Leave out the pictures and repeat the rest of the material exactly.

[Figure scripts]
>>

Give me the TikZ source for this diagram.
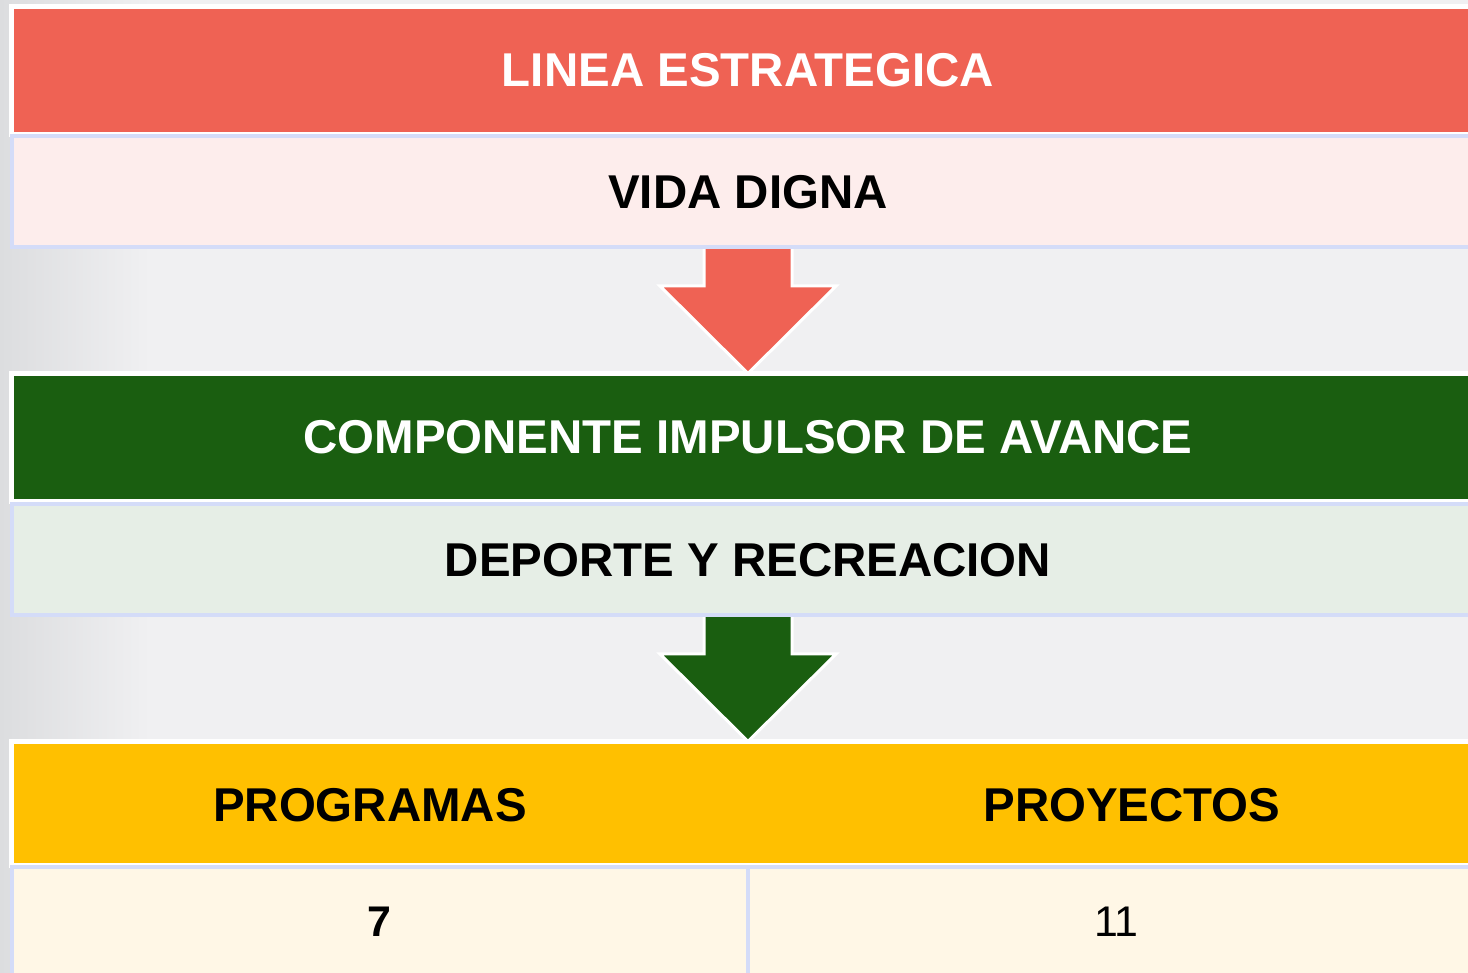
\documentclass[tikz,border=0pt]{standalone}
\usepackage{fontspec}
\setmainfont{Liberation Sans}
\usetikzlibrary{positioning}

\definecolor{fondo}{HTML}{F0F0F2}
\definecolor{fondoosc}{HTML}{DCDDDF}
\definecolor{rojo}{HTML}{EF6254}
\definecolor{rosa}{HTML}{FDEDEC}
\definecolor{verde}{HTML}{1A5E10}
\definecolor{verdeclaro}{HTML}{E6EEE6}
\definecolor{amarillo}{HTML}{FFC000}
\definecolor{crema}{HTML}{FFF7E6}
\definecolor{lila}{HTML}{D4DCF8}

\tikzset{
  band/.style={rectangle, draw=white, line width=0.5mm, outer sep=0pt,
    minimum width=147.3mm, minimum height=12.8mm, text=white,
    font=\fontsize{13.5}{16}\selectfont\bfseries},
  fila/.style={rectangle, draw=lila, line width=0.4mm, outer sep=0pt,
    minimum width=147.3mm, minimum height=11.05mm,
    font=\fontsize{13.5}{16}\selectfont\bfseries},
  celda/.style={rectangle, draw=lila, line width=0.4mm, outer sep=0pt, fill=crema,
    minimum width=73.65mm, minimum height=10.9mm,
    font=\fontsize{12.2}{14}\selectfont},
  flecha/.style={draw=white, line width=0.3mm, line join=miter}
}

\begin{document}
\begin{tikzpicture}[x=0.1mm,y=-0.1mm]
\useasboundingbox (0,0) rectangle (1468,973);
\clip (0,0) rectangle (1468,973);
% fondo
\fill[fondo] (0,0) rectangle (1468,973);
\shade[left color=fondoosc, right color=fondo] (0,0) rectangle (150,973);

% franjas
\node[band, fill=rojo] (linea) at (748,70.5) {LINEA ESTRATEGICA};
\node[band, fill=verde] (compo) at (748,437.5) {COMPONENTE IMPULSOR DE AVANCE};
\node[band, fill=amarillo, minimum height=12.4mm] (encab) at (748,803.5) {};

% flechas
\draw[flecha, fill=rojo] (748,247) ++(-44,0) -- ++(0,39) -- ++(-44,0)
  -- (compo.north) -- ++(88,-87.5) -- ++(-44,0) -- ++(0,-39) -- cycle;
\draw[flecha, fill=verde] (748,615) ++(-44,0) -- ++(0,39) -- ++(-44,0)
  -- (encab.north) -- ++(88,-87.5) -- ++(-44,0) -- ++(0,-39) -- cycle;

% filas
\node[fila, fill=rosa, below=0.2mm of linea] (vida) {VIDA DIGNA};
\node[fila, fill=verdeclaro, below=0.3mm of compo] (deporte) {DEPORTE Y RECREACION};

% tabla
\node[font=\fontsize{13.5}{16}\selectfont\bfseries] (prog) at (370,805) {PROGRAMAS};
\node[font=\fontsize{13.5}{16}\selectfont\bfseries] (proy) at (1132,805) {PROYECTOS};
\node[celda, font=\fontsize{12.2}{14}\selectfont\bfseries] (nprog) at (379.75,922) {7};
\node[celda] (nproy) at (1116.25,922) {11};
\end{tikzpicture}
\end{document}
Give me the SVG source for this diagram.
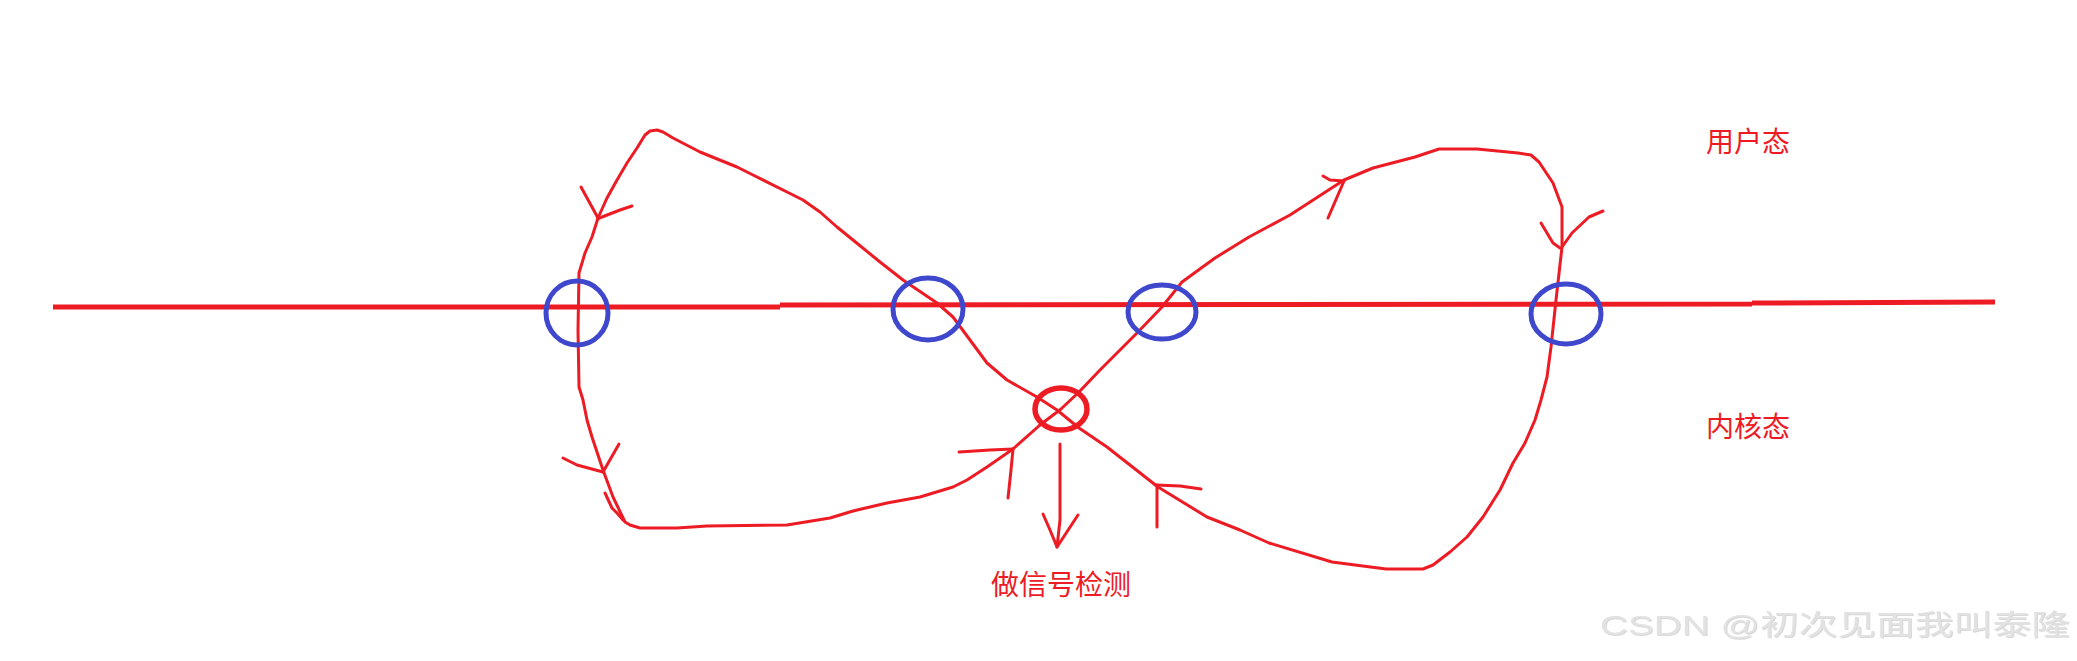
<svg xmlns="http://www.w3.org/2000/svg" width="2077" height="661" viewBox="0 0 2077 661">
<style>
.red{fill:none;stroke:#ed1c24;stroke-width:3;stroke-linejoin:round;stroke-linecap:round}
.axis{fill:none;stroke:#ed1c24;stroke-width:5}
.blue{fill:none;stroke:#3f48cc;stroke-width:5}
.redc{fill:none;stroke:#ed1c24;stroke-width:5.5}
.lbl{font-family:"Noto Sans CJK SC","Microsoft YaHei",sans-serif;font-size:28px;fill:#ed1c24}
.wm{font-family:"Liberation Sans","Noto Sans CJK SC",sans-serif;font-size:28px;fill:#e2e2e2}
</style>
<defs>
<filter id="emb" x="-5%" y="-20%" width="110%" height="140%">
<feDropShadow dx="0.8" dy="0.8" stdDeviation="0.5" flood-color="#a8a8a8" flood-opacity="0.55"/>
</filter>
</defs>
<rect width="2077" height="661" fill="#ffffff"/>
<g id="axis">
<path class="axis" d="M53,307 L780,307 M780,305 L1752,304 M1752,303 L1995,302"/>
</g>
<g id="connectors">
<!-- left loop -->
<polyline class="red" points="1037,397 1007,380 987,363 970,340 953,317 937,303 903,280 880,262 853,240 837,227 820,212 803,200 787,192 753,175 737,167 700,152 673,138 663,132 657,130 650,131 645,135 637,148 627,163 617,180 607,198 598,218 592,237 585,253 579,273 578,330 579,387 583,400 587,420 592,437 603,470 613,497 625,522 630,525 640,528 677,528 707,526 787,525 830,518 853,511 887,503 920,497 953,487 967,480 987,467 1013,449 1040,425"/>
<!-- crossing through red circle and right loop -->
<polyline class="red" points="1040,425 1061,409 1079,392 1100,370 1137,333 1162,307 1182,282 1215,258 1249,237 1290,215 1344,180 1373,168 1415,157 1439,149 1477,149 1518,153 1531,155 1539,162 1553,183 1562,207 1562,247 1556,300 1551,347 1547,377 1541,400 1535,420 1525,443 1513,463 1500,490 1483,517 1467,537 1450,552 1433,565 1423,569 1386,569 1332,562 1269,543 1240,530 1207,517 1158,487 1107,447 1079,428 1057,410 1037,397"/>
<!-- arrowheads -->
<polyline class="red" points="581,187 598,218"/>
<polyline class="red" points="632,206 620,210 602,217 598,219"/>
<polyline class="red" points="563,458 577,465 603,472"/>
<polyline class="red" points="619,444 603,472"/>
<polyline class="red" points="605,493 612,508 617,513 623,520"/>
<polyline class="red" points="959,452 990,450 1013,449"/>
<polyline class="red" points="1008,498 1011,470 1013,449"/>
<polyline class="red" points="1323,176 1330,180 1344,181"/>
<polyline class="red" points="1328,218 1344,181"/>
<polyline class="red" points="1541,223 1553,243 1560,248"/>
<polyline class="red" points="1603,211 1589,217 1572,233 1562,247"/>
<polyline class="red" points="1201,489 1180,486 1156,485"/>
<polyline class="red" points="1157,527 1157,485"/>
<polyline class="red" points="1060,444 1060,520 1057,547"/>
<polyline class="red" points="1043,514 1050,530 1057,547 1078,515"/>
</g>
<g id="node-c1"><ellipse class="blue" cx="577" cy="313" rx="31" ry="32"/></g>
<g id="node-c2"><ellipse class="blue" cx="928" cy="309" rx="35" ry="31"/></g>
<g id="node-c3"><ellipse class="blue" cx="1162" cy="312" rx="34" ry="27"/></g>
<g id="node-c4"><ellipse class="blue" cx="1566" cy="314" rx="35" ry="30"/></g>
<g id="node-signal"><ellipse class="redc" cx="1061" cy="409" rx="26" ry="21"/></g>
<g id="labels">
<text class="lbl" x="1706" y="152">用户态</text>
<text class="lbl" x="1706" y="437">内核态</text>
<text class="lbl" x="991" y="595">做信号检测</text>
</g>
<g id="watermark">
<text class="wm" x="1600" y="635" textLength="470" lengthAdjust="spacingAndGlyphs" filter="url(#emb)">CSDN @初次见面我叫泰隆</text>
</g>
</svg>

<<

> [Full answer]
Give me the TikZ source for this diagram.
\documentclass[tikz,border=0pt]{standalone}
\usepackage{fontspec}
\setmainfont{Liberation Sans}
\usetikzlibrary{positioning}

\definecolor{fondo}{HTML}{F0F0F2}
\definecolor{fondoosc}{HTML}{DCDDDF}
\definecolor{rojo}{HTML}{EF6254}
\definecolor{rosa}{HTML}{FDEDEC}
\definecolor{verde}{HTML}{1A5E10}
\definecolor{verdeclaro}{HTML}{E6EEE6}
\definecolor{amarillo}{HTML}{FFC000}
\definecolor{crema}{HTML}{FFF7E6}
\definecolor{lila}{HTML}{D4DCF8}

\tikzset{
  band/.style={rectangle, draw=white, line width=0.5mm, outer sep=0pt,
    minimum width=147.3mm, minimum height=12.8mm, text=white,
    font=\fontsize{13.5}{16}\selectfont\bfseries},
  fila/.style={rectangle, draw=lila, line width=0.4mm, outer sep=0pt,
    minimum width=147.3mm, minimum height=11.05mm,
    font=\fontsize{13.5}{16}\selectfont\bfseries},
  celda/.style={rectangle, draw=lila, line width=0.4mm, outer sep=0pt, fill=crema,
    minimum width=73.65mm, minimum height=10.9mm,
    font=\fontsize{12.2}{14}\selectfont},
  flecha/.style={draw=white, line width=0.3mm, line join=miter}
}

\begin{document}
\begin{tikzpicture}[x=0.1mm,y=-0.1mm]
\useasboundingbox (0,0) rectangle (1468,973);
\clip (0,0) rectangle (1468,973);
% fondo
\fill[fondo] (0,0) rectangle (1468,973);
\shade[left color=fondoosc, right color=fondo] (0,0) rectangle (150,973);

% franjas
\node[band, fill=rojo] (linea) at (748,70.5) {LINEA ESTRATEGICA};
\node[band, fill=verde] (compo) at (748,437.5) {COMPONENTE IMPULSOR DE AVANCE};
\node[band, fill=amarillo, minimum height=12.4mm] (encab) at (748,803.5) {};

% flechas
\draw[flecha, fill=rojo] (748,247) ++(-44,0) -- ++(0,39) -- ++(-44,0)
  -- (compo.north) -- ++(88,-87.5) -- ++(-44,0) -- ++(0,-39) -- cycle;
\draw[flecha, fill=verde] (748,615) ++(-44,0) -- ++(0,39) -- ++(-44,0)
  -- (encab.north) -- ++(88,-87.5) -- ++(-44,0) -- ++(0,-39) -- cycle;

% filas
\node[fila, fill=rosa, below=0.2mm of linea] (vida) {VIDA DIGNA};
\node[fila, fill=verdeclaro, below=0.3mm of compo] (deporte) {DEPORTE Y RECREACION};

% tabla
\node[font=\fontsize{13.5}{16}\selectfont\bfseries] (prog) at (370,805) {PROGRAMAS};
\node[font=\fontsize{13.5}{16}\selectfont\bfseries] (proy) at (1132,805) {PROYECTOS};
\node[celda, font=\fontsize{12.2}{14}\selectfont\bfseries] (nprog) at (379.75,922) {7};
\node[celda] (nproy) at (1116.25,922) {11};
\end{tikzpicture}
\end{document}
Give me the SVG source for this diagram.
<svg xmlns="http://www.w3.org/2000/svg" width="2077" height="661" viewBox="0 0 2077 661">
<style>
.red{fill:none;stroke:#ed1c24;stroke-width:3;stroke-linejoin:round;stroke-linecap:round}
.axis{fill:none;stroke:#ed1c24;stroke-width:5}
.blue{fill:none;stroke:#3f48cc;stroke-width:5}
.redc{fill:none;stroke:#ed1c24;stroke-width:5.5}
.lbl{font-family:"Noto Sans CJK SC","Microsoft YaHei",sans-serif;font-size:28px;fill:#ed1c24}
.wm{font-family:"Liberation Sans","Noto Sans CJK SC",sans-serif;font-size:28px;fill:#e2e2e2}
</style>
<defs>
<filter id="emb" x="-5%" y="-20%" width="110%" height="140%">
<feDropShadow dx="0.8" dy="0.8" stdDeviation="0.5" flood-color="#a8a8a8" flood-opacity="0.55"/>
</filter>
</defs>
<rect width="2077" height="661" fill="#ffffff"/>
<g id="axis">
<path class="axis" d="M53,307 L780,307 M780,305 L1752,304 M1752,303 L1995,302"/>
</g>
<g id="connectors">
<!-- left loop -->
<polyline class="red" points="1037,397 1007,380 987,363 970,340 953,317 937,303 903,280 880,262 853,240 837,227 820,212 803,200 787,192 753,175 737,167 700,152 673,138 663,132 657,130 650,131 645,135 637,148 627,163 617,180 607,198 598,218 592,237 585,253 579,273 578,330 579,387 583,400 587,420 592,437 603,470 613,497 625,522 630,525 640,528 677,528 707,526 787,525 830,518 853,511 887,503 920,497 953,487 967,480 987,467 1013,449 1040,425"/>
<!-- crossing through red circle and right loop -->
<polyline class="red" points="1040,425 1061,409 1079,392 1100,370 1137,333 1162,307 1182,282 1215,258 1249,237 1290,215 1344,180 1373,168 1415,157 1439,149 1477,149 1518,153 1531,155 1539,162 1553,183 1562,207 1562,247 1556,300 1551,347 1547,377 1541,400 1535,420 1525,443 1513,463 1500,490 1483,517 1467,537 1450,552 1433,565 1423,569 1386,569 1332,562 1269,543 1240,530 1207,517 1158,487 1107,447 1079,428 1057,410 1037,397"/>
<!-- arrowheads -->
<polyline class="red" points="581,187 598,218"/>
<polyline class="red" points="632,206 620,210 602,217 598,219"/>
<polyline class="red" points="563,458 577,465 603,472"/>
<polyline class="red" points="619,444 603,472"/>
<polyline class="red" points="605,493 612,508 617,513 623,520"/>
<polyline class="red" points="959,452 990,450 1013,449"/>
<polyline class="red" points="1008,498 1011,470 1013,449"/>
<polyline class="red" points="1323,176 1330,180 1344,181"/>
<polyline class="red" points="1328,218 1344,181"/>
<polyline class="red" points="1541,223 1553,243 1560,248"/>
<polyline class="red" points="1603,211 1589,217 1572,233 1562,247"/>
<polyline class="red" points="1201,489 1180,486 1156,485"/>
<polyline class="red" points="1157,527 1157,485"/>
<polyline class="red" points="1060,444 1060,520 1057,547"/>
<polyline class="red" points="1043,514 1050,530 1057,547 1078,515"/>
</g>
<g id="node-c1"><ellipse class="blue" cx="577" cy="313" rx="31" ry="32"/></g>
<g id="node-c2"><ellipse class="blue" cx="928" cy="309" rx="35" ry="31"/></g>
<g id="node-c3"><ellipse class="blue" cx="1162" cy="312" rx="34" ry="27"/></g>
<g id="node-c4"><ellipse class="blue" cx="1566" cy="314" rx="35" ry="30"/></g>
<g id="node-signal"><ellipse class="redc" cx="1061" cy="409" rx="26" ry="21"/></g>
<g id="labels">
<text class="lbl" x="1706" y="152">用户态</text>
<text class="lbl" x="1706" y="437">内核态</text>
<text class="lbl" x="991" y="595">做信号检测</text>
</g>
<g id="watermark">
<text class="wm" x="1600" y="635" textLength="470" lengthAdjust="spacingAndGlyphs" filter="url(#emb)">CSDN @初次见面我叫泰隆</text>
</g>
</svg>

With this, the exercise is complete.